Hut site, Inchinagoum, Co. Cork
Co. Cork |
Settlement Sites
On a west-facing slope above the Cooleenlemane River valley in County Cork, a low ring of mossy stone barely clears the surface of the surrounding bog.
Most people walking this rough hill pasture would step over it without a second thought. But the moss-covered wall, still standing around half a metre high and roughly sixty centimetres thick, traces the outline of a circular dwelling, just 3.5 metres across at its widest, where someone once lived or sheltered. At its eastern side, a single upright slab, nearly a metre tall, stands at right angles to the wall line, almost certainly the surviving jamb of an entrance.

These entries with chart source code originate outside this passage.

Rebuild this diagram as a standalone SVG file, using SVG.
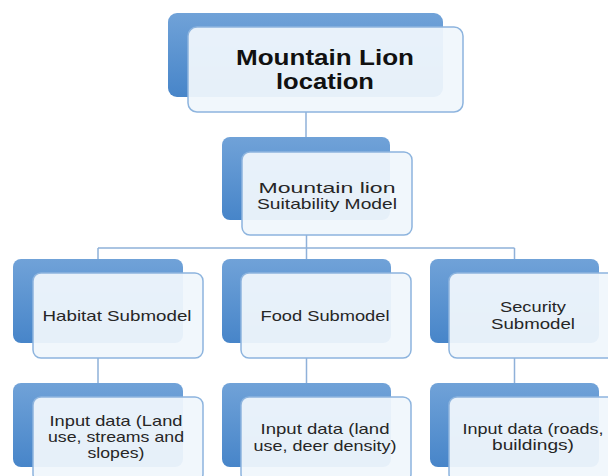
<svg xmlns="http://www.w3.org/2000/svg" width="608" height="476" viewBox="0 0 608 476">
<defs>
<linearGradient id="blueGrad" x1="0" y1="0" x2="0" y2="1">
<stop offset="0" stop-color="#70a2d8"/>
<stop offset="1" stop-color="#4785c9"/>
</linearGradient>
<style>
.back{fill:url(#blueGrad);}
.front{fill:#f0f6fc;fill-opacity:0.94;stroke:#8db4de;stroke-width:1.5;}
.conn{fill:none;stroke:#8fb1d9;stroke-width:1.5;}
.t{font-family:"Liberation Sans",Arial,sans-serif;font-size:14.3px;fill:#262626;text-anchor:middle;}
.tb{font-family:"Liberation Sans",Arial,sans-serif;font-size:21.4px;font-weight:bold;fill:#111;text-anchor:middle;}
</style>
</defs>
<rect width="608" height="476" fill="#ffffff"/>
<g id="connectors">
<path class="conn" d="M306,112 V137"/>
<path class="conn" d="M306.5,235 V248 M98,248 H514.5 M98,248 V259 M306.5,248 V259 M514.5,248 V259"/>
<path class="conn" d="M98,358 V383 M306.5,358 V383 M514.5,358 V383"/>
</g>
<g id="node-top">
<rect class="back" x="168" y="13" width="275" height="84" rx="9"/>
<rect class="front" x="188" y="27" width="275" height="85" rx="9"/>
<text class="tb" x="325" y="65" textLength="178" lengthAdjust="spacingAndGlyphs">Mountain Lion</text>
<text class="tb" x="325" y="89" textLength="98" lengthAdjust="spacingAndGlyphs">location</text>
</g>
<g id="node-model">
<rect class="back" x="222" y="137" width="168" height="83" rx="8"/>
<rect class="front" x="242" y="152" width="170" height="83" rx="8"/>
<text class="t" x="327" y="193" textLength="137" lengthAdjust="spacingAndGlyphs">Mountain lion</text>
<text class="t" x="327" y="209" textLength="140" lengthAdjust="spacingAndGlyphs">Suitability Model</text>
</g>
<g id="node-habitat">
<rect class="back" x="13" y="259" width="170" height="84" rx="8"/>
<rect class="front" x="33" y="273" width="170" height="85" rx="8"/>
<text class="t" x="117" y="321" textLength="149" lengthAdjust="spacingAndGlyphs">Habitat Submodel</text>
</g>
<g id="node-food">
<rect class="back" x="222" y="259" width="169" height="84" rx="8"/>
<rect class="front" x="241" y="273" width="170" height="85" rx="8"/>
<text class="t" x="325" y="321" textLength="129" lengthAdjust="spacingAndGlyphs">Food Submodel</text>
</g>
<g id="node-security">
<rect class="back" x="430" y="259" width="169" height="84" rx="8"/>
<rect class="front" x="449" y="273" width="170" height="85" rx="8"/>
<text class="t" x="533" y="312" textLength="66" lengthAdjust="spacingAndGlyphs">Security</text>
<text class="t" x="533" y="329" textLength="84" lengthAdjust="spacingAndGlyphs">Submodel</text>
</g>
<g id="node-habitat-input">
<rect class="back" x="13" y="383" width="170" height="84" rx="8"/>
<rect class="front" x="33" y="397" width="170" height="85" rx="8"/>
<text class="t" x="116" y="426" textLength="133" lengthAdjust="spacingAndGlyphs">Input data (Land</text>
<text class="t" x="116" y="442" textLength="136" lengthAdjust="spacingAndGlyphs">use, streams and</text>
<text class="t" x="116" y="458" textLength="57" lengthAdjust="spacingAndGlyphs">slopes)</text>
</g>
<g id="node-food-input">
<rect class="back" x="222" y="383" width="169" height="84" rx="8"/>
<rect class="front" x="241" y="397" width="170" height="85" rx="8"/>
<text class="t" x="325" y="434" textLength="129" lengthAdjust="spacingAndGlyphs">Input data (land</text>
<text class="t" x="325" y="451" textLength="143" lengthAdjust="spacingAndGlyphs">use, deer density)</text>
</g>
<g id="node-security-input">
<rect class="back" x="430" y="383" width="169" height="84" rx="8"/>
<rect class="front" x="449" y="397" width="170" height="85" rx="8"/>
<text class="t" x="533" y="434" textLength="141" lengthAdjust="spacingAndGlyphs">Input data (roads,</text>
<text class="t" x="533" y="450" textLength="82" lengthAdjust="spacingAndGlyphs">buildings)</text>
</g>
</svg>
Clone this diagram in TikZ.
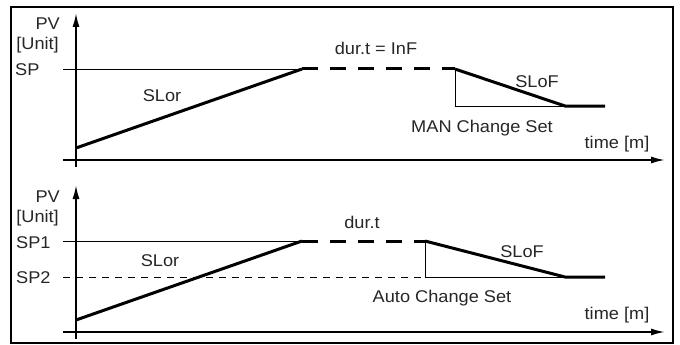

Hut sites of this kind are the most basic unit of early rural settlement in Ireland, simple circular structures built from stone or earth whose precise dating is often difficult to establish without excavation. What makes this one quietly interesting is less the structure itself than its setting and its company. It sits on a bog-covered terrace, meaning the peat has gradually crept up around it over centuries, partly obscuring the rubble-filled interior beneath rushes. Within a relatively small area, it is not alone: a second hut site lies roughly forty metres to the east, and an enclosure, a defined area bounded by a bank or wall that may have served agricultural or settlement purposes, sits about seventy metres to the west-southwest. Together they suggest a small cluster of activity on this hillside, people making use of the same terrace, the same slope, the same river valley, at some point in the distant past. The bog that now half-swallows these remains has, in its way, preserved them.